EXERCISE MATERIAL:
§ §

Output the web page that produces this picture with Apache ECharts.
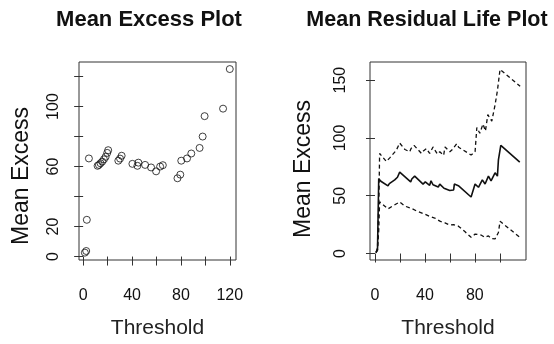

§ §

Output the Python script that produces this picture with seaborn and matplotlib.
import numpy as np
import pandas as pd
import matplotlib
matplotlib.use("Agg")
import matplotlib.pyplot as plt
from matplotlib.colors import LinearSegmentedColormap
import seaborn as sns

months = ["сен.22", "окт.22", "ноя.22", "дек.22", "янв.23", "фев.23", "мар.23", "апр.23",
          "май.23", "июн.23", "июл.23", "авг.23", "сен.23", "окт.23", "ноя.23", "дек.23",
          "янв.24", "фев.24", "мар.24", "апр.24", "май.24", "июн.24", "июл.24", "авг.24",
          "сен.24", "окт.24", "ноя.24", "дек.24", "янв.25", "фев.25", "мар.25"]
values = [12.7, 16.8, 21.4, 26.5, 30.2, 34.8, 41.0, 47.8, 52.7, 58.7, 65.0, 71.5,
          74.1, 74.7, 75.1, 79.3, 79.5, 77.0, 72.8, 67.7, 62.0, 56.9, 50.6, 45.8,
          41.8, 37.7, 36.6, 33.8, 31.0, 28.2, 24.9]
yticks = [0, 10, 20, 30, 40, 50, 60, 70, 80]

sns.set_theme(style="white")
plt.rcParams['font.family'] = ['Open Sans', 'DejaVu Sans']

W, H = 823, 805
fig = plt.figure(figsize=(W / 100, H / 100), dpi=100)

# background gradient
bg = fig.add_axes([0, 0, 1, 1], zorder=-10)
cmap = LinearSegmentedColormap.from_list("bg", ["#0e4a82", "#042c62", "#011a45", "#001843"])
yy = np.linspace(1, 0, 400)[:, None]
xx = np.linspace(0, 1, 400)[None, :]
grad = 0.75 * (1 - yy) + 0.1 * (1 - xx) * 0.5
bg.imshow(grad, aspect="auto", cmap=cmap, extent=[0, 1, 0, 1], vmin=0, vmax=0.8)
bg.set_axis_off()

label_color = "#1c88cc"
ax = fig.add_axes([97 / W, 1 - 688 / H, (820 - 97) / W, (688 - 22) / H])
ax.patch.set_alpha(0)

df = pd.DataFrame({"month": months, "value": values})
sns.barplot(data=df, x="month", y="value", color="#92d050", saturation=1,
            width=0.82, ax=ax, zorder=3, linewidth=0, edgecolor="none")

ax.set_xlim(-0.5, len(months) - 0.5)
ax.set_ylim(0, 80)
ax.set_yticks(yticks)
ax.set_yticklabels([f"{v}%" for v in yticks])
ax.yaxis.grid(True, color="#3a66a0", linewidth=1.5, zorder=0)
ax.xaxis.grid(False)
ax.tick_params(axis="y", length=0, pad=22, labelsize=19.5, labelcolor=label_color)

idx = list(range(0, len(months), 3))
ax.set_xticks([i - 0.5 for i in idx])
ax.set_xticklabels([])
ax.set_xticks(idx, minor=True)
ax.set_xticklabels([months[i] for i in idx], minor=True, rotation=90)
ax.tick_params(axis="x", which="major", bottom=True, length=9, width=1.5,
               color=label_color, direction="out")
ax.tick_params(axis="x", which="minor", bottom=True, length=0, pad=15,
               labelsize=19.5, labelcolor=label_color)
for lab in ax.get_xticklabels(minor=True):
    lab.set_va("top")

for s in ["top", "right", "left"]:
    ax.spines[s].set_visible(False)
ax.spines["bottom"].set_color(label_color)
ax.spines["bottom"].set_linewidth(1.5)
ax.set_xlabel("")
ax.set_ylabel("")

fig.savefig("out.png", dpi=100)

§ §

Return exactly the lines from the line that has "Output the Python" to the line that has "import seaborn as sns", both of them included.

COMPLETED TASK:
Output the Python script that produces this picture with seaborn and matplotlib.
import numpy as np
import pandas as pd
import matplotlib
matplotlib.use("Agg")
import matplotlib.pyplot as plt
from matplotlib.colors import LinearSegmentedColormap
import seaborn as sns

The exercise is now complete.